After pushing two pitches ground-up in July 2021 with Zach Cook, following the most obvious features left of center on the tallest part of the wall, it was clear the face held diverse climbing—edges, dikes, flakes, and cracks—and could go free at an approachable grade. I returned for 11 days in late August with Duncan Ralph and Abe Rigeb; we brought the extra hardware and ropes we’d need to push the route to the top. I free climbed wherever possible and drilled bolts from stances, with some sketchy mixed aid and free climbing on and above marginal gear. In its native state, the rock was lichenous and sometimes exfoliating. The cracks were dirty—we had to excavate them before placing gear. Once on top, we started cleaning and scrubbing the route on rappel, revealing very solid granite beneath the dirty surface. We moved bolts when necessary to yield the highest quality free route we could create.

 

In early September 2021, Zach hiked in to meet Duncan and me with some extra hardware. We bolted a superb 5.12 thin-face variation to pitch one the next day. On September 12, all three of us freed every pitch of the route, including two different variations to pitch nine.

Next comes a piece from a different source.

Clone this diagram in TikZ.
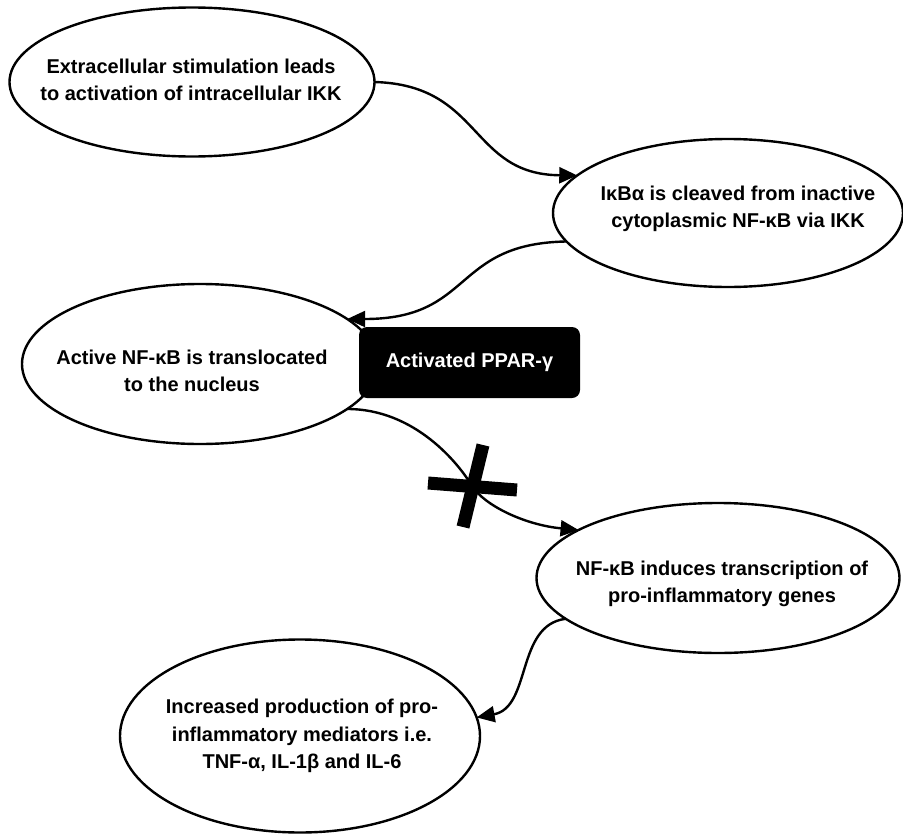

Milwaukee’s Best (9 pitches, IV 5.12 PG-13) was born.

 

In 2022, we opened another route linking subtle features up the proud center of the wall. After hitting some dead-ends trying to go ground-up, Zach found most of this new route on rappel during July and August. Duncan and I then spent a week in September bolting, cleaning, and working out the moves. Duncan had to drive home to Seattle for a long-postponed shoulder surgery, but Abe generously volunteered to support me on a free ascent. On September 24, I redpointed Heart of Diamond (7 pitches, IV 5.13 PG-13) in seven hours. I fell once on pitch two and once on pitch four—both more difficult than expected—but pulled the rope and re-led each cleanly. The route was a hard-fought battle, replete with arm-numbing undercling traverses sans footholds, equally footless hand- and finger-rail traverses, and intricate face climbing on flakes, edges, and dikes in between. Pitches two, four, and six are all low- to mid-5.13, and most of the rest is in the 5.12 range. Pitch three is the easiest lead at 5.11+.

 

All of the bolts on our Storm Dome routes are ⅜” or 10mm stainless steel. Both Heart of Diamond and Milwaukee’s Best can be rappelled using a single 70m rope. We made sure to avoid leaving tat, fixed wires, or fixed pitons on the routes. We encourage future developers to respect these standards when opening new routes in this beautiful area, and to leave plenty of space between existing lines.